Figure scripts:
-----

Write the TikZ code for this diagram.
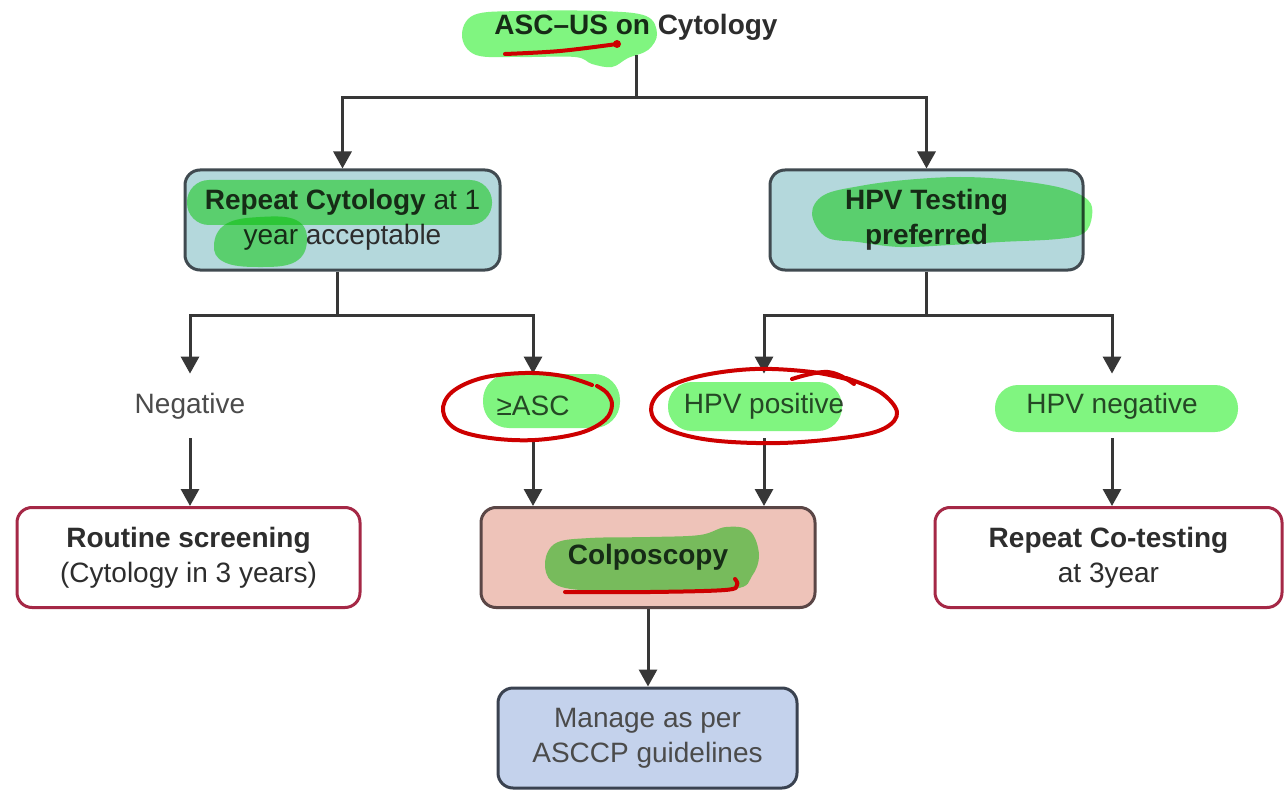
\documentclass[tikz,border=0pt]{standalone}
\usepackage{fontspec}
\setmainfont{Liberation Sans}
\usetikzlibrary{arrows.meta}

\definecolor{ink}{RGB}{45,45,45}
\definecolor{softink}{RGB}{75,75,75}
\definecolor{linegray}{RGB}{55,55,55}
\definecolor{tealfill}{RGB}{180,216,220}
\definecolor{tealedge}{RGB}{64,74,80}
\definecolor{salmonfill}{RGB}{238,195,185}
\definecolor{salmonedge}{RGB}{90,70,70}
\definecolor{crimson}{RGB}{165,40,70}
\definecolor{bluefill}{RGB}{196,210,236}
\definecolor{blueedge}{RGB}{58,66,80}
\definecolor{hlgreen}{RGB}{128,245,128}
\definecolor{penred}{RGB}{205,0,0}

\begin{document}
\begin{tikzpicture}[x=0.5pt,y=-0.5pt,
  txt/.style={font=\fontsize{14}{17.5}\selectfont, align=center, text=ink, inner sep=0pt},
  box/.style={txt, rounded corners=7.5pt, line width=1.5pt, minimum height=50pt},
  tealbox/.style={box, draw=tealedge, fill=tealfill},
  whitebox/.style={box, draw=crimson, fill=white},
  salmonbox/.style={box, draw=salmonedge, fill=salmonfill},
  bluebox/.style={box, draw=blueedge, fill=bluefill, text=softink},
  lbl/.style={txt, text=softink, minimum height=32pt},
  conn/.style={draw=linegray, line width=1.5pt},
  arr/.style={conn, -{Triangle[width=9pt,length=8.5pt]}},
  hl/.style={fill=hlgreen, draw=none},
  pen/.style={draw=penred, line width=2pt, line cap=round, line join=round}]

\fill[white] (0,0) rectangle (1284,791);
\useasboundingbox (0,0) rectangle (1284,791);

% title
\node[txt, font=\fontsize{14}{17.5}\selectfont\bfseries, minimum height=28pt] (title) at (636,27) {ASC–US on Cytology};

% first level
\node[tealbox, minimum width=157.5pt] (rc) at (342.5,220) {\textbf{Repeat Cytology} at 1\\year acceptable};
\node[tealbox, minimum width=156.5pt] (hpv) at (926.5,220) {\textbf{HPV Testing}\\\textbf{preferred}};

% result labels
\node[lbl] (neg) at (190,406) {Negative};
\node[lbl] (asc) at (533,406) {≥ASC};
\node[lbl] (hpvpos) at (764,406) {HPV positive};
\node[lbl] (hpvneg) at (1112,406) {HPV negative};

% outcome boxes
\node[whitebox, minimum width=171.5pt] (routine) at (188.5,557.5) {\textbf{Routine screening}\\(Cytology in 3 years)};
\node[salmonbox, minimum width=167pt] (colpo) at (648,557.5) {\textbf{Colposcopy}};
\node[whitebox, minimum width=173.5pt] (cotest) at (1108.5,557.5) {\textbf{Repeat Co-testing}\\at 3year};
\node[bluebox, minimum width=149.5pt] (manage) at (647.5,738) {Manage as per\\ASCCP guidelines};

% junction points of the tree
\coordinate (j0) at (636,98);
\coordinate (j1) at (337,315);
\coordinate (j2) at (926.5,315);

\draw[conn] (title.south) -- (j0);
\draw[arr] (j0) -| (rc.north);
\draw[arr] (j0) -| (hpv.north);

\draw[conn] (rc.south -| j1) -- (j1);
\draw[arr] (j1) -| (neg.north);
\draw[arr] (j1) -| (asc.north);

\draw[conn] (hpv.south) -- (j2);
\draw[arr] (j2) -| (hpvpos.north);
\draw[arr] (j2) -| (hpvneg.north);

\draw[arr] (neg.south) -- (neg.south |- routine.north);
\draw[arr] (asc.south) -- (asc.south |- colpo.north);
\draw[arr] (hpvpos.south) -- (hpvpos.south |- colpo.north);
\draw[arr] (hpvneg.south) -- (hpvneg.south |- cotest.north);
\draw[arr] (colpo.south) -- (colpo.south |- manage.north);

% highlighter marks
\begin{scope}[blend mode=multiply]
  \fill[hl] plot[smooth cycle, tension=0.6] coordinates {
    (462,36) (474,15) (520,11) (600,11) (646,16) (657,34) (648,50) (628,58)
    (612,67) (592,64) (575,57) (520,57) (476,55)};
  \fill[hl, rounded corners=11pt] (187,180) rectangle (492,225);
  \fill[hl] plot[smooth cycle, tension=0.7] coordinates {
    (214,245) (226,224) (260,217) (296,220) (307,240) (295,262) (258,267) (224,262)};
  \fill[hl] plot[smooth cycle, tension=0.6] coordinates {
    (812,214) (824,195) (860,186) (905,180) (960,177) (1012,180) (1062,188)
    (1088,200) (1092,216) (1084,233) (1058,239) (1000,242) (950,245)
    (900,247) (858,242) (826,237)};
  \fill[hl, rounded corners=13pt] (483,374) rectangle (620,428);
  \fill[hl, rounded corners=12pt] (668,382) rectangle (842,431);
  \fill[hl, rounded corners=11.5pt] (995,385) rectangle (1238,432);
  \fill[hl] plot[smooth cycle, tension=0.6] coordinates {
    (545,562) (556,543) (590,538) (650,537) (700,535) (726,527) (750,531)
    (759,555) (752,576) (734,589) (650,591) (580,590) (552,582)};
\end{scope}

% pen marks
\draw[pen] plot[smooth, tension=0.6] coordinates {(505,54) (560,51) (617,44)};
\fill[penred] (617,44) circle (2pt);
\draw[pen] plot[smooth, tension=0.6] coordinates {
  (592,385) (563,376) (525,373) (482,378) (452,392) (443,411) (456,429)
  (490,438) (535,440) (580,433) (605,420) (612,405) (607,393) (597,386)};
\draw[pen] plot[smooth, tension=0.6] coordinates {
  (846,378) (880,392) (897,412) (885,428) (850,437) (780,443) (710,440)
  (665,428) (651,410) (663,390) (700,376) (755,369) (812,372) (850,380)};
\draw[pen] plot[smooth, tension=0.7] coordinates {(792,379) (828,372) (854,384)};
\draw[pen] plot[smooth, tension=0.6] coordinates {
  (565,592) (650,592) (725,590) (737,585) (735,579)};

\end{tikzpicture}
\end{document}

-----

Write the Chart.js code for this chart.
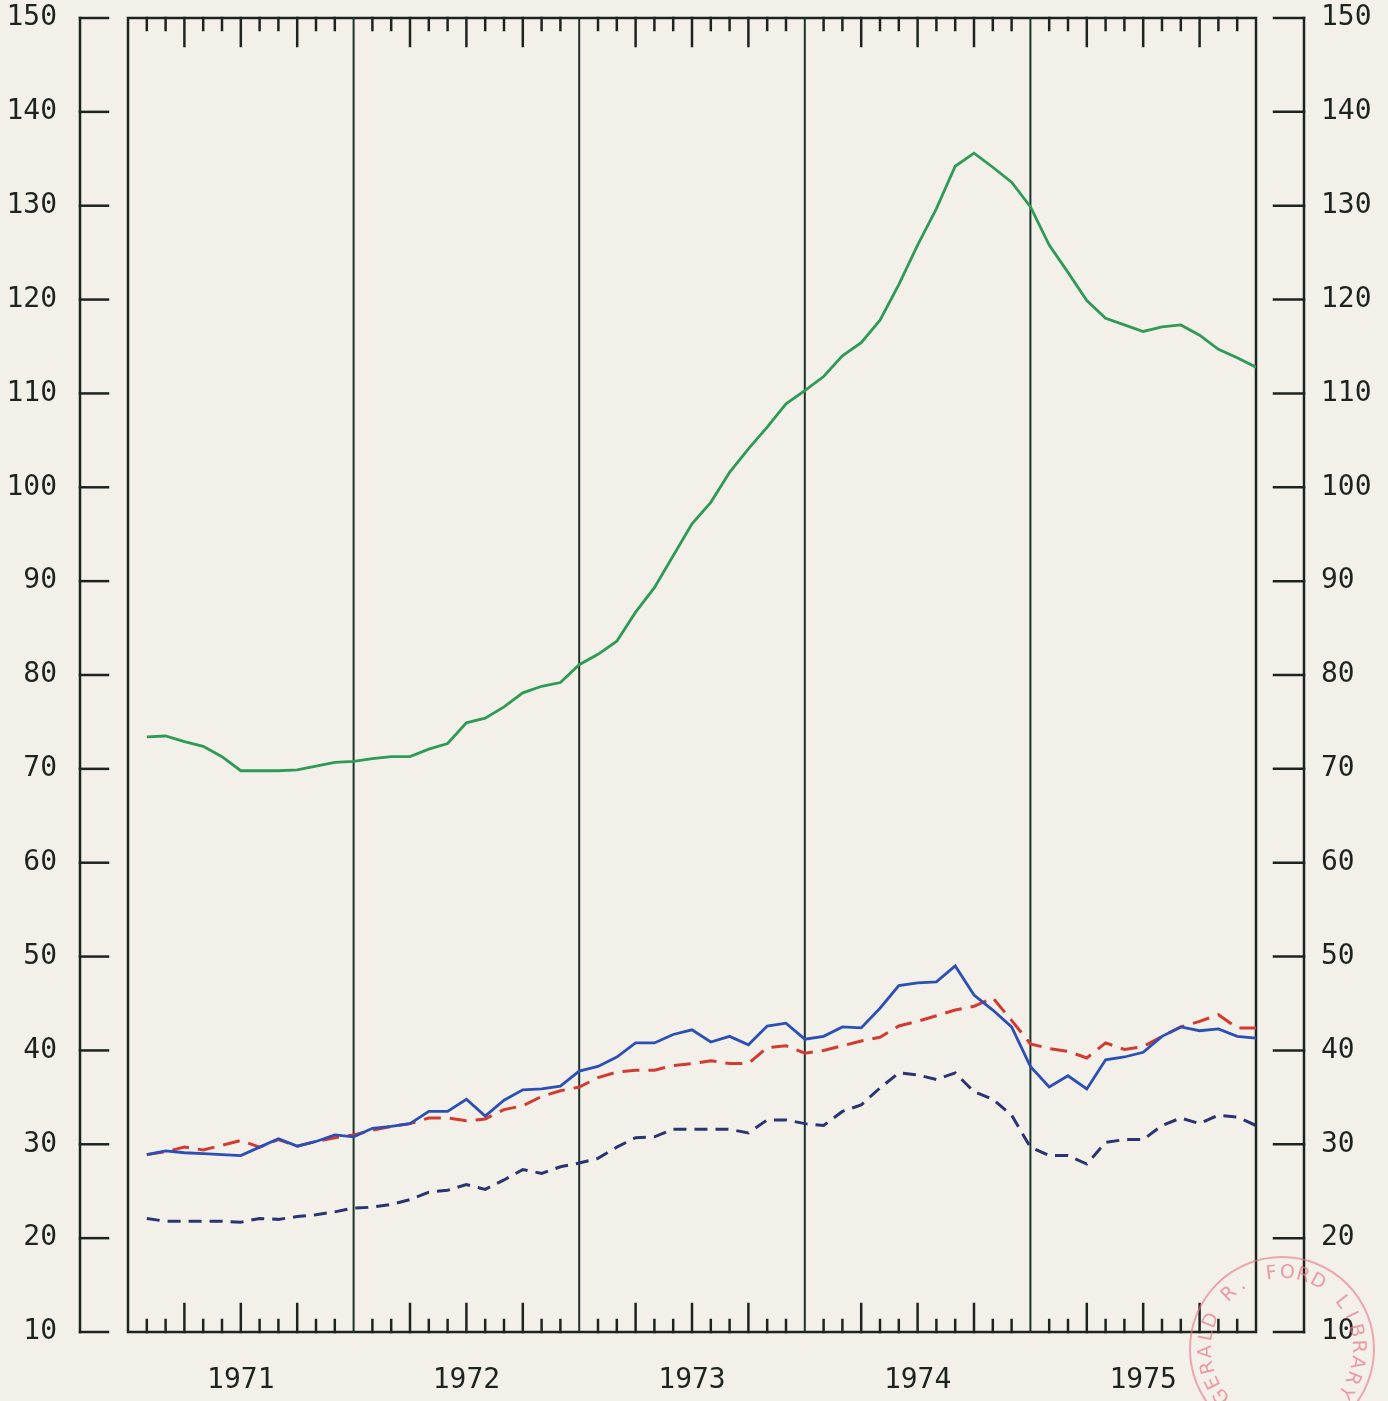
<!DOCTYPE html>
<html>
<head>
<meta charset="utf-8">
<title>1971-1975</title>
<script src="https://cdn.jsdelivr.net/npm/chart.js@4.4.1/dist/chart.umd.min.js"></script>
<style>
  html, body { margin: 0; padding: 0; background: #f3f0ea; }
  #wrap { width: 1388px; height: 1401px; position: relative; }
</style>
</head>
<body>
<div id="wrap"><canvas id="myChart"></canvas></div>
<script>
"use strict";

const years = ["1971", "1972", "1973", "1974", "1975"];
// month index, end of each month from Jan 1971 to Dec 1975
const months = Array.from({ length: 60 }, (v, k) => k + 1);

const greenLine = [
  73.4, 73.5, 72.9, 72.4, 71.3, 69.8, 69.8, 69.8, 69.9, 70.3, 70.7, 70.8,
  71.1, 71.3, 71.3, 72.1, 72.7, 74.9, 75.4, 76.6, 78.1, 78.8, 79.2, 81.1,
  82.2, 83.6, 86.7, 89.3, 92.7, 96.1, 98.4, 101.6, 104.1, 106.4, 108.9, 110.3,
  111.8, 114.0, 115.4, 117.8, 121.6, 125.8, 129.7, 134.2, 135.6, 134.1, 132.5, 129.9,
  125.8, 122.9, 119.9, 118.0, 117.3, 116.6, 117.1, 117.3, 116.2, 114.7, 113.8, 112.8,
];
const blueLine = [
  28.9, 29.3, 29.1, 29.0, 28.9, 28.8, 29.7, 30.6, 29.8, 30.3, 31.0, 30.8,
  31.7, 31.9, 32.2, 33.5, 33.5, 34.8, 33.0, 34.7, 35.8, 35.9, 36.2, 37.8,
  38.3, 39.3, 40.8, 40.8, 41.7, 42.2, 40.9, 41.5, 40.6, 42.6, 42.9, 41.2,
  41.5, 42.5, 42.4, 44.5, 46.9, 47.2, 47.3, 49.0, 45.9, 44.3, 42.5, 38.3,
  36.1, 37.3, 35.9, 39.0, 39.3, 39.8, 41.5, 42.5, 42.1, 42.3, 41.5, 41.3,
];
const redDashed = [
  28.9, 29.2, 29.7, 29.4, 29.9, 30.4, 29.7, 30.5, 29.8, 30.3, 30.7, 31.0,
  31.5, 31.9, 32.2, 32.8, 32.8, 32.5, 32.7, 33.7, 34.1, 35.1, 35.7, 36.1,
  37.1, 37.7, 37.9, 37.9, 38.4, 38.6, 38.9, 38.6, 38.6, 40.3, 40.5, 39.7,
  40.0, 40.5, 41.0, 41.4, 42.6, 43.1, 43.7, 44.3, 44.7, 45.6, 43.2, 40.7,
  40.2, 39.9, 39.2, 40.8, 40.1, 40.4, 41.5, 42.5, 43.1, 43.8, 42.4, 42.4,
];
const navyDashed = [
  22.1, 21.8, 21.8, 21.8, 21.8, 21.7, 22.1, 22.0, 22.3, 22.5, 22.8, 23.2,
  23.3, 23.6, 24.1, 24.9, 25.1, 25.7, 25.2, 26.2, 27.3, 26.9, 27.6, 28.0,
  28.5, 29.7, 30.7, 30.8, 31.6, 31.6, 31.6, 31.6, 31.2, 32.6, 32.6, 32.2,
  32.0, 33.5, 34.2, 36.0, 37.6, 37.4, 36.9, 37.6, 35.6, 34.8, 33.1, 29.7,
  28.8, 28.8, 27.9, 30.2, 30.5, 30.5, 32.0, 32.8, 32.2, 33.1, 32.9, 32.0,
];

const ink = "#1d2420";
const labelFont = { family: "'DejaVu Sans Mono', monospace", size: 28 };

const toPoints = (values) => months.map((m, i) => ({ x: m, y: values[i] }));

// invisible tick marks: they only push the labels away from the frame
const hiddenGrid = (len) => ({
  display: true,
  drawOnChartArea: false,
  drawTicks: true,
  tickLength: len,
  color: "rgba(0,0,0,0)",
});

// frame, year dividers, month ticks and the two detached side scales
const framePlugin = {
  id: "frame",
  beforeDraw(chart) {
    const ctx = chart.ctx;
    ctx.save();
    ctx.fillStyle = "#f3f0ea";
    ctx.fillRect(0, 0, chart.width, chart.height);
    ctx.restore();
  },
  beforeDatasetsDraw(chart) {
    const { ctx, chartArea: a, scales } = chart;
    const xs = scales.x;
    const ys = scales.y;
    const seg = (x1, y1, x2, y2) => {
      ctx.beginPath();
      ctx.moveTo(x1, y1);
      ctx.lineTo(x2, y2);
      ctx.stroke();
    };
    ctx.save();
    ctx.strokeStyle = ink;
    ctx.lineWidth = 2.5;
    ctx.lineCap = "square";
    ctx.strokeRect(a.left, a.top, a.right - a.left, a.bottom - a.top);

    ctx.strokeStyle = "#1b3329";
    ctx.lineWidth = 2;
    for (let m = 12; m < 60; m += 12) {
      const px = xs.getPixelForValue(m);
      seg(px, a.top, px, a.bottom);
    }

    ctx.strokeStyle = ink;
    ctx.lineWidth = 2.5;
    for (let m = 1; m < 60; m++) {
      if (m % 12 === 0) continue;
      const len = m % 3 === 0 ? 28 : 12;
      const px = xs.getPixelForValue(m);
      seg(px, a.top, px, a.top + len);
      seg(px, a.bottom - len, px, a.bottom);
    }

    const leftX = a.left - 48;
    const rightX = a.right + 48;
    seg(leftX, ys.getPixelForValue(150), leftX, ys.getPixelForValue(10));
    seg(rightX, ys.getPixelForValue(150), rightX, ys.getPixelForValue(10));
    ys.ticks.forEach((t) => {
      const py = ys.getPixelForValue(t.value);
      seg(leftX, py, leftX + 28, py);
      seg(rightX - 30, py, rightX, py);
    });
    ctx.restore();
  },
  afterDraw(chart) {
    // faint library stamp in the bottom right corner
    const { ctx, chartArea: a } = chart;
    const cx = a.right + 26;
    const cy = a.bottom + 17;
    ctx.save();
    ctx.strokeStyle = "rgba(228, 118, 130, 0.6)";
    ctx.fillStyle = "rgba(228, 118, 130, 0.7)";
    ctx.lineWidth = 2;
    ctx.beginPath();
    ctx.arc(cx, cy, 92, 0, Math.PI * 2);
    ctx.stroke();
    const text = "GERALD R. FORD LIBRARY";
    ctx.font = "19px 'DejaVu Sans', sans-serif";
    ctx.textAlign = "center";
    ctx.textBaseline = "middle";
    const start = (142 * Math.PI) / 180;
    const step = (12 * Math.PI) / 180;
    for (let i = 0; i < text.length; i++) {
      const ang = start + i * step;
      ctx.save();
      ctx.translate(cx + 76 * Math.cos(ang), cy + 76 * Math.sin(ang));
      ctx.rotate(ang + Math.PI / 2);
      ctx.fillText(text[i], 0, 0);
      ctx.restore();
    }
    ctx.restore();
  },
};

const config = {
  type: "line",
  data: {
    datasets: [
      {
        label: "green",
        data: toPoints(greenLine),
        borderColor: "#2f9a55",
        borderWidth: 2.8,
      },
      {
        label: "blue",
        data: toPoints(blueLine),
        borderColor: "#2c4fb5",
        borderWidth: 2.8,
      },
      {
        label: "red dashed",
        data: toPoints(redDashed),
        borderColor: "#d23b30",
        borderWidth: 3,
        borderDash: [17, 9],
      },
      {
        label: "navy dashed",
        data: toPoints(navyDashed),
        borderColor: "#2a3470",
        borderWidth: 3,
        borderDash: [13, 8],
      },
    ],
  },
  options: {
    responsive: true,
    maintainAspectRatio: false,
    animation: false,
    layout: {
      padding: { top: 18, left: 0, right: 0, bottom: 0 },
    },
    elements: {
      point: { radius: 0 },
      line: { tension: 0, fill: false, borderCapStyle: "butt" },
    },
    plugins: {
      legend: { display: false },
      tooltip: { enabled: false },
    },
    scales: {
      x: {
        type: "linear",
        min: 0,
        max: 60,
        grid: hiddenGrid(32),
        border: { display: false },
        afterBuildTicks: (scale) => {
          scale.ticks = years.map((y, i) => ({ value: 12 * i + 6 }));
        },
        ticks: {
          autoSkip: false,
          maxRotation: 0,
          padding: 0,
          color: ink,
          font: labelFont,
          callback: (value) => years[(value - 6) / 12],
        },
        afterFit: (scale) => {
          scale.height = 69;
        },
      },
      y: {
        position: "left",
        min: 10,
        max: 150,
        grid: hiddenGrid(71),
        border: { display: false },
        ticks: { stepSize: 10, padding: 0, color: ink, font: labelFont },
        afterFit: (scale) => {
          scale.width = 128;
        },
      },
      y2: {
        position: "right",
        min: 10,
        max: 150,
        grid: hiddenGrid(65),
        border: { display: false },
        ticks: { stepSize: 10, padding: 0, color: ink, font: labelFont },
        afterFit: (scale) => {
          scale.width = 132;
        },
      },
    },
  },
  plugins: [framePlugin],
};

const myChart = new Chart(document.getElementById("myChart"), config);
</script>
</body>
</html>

-----

§ **REQUIREMENTS**
Leave the pictures out and copy exactly the lines from the one with "Write the TikZ code for this diagram." to the one with "(hpvneg) at (1112,406)", both included.

§ **THE OUTPUT**
Write the TikZ code for this diagram.
\documentclass[tikz,border=0pt]{standalone}
\usepackage{fontspec}
\setmainfont{Liberation Sans}
\usetikzlibrary{arrows.meta}

\definecolor{ink}{RGB}{45,45,45}
\definecolor{softink}{RGB}{75,75,75}
\definecolor{linegray}{RGB}{55,55,55}
\definecolor{tealfill}{RGB}{180,216,220}
\definecolor{tealedge}{RGB}{64,74,80}
\definecolor{salmonfill}{RGB}{238,195,185}
\definecolor{salmonedge}{RGB}{90,70,70}
\definecolor{crimson}{RGB}{165,40,70}
\definecolor{bluefill}{RGB}{196,210,236}
\definecolor{blueedge}{RGB}{58,66,80}
\definecolor{hlgreen}{RGB}{128,245,128}
\definecolor{penred}{RGB}{205,0,0}

\begin{document}
\begin{tikzpicture}[x=0.5pt,y=-0.5pt,
  txt/.style={font=\fontsize{14}{17.5}\selectfont, align=center, text=ink, inner sep=0pt},
  box/.style={txt, rounded corners=7.5pt, line width=1.5pt, minimum height=50pt},
  tealbox/.style={box, draw=tealedge, fill=tealfill},
  whitebox/.style={box, draw=crimson, fill=white},
  salmonbox/.style={box, draw=salmonedge, fill=salmonfill},
  bluebox/.style={box, draw=blueedge, fill=bluefill, text=softink},
  lbl/.style={txt, text=softink, minimum height=32pt},
  conn/.style={draw=linegray, line width=1.5pt},
  arr/.style={conn, -{Triangle[width=9pt,length=8.5pt]}},
  hl/.style={fill=hlgreen, draw=none},
  pen/.style={draw=penred, line width=2pt, line cap=round, line join=round}]

\fill[white] (0,0) rectangle (1284,791);
\useasboundingbox (0,0) rectangle (1284,791);

% title
\node[txt, font=\fontsize{14}{17.5}\selectfont\bfseries, minimum height=28pt] (title) at (636,27) {ASC–US on Cytology};

% first level
\node[tealbox, minimum width=157.5pt] (rc) at (342.5,220) {\textbf{Repeat Cytology} at 1\\year acceptable};
\node[tealbox, minimum width=156.5pt] (hpv) at (926.5,220) {\textbf{HPV Testing}\\\textbf{preferred}};

% result labels
\node[lbl] (neg) at (190,406) {Negative};
\node[lbl] (asc) at (533,406) {≥ASC};
\node[lbl] (hpvpos) at (764,406) {HPV positive};
\node[lbl] (hpvneg) at (1112,406) {HPV negative};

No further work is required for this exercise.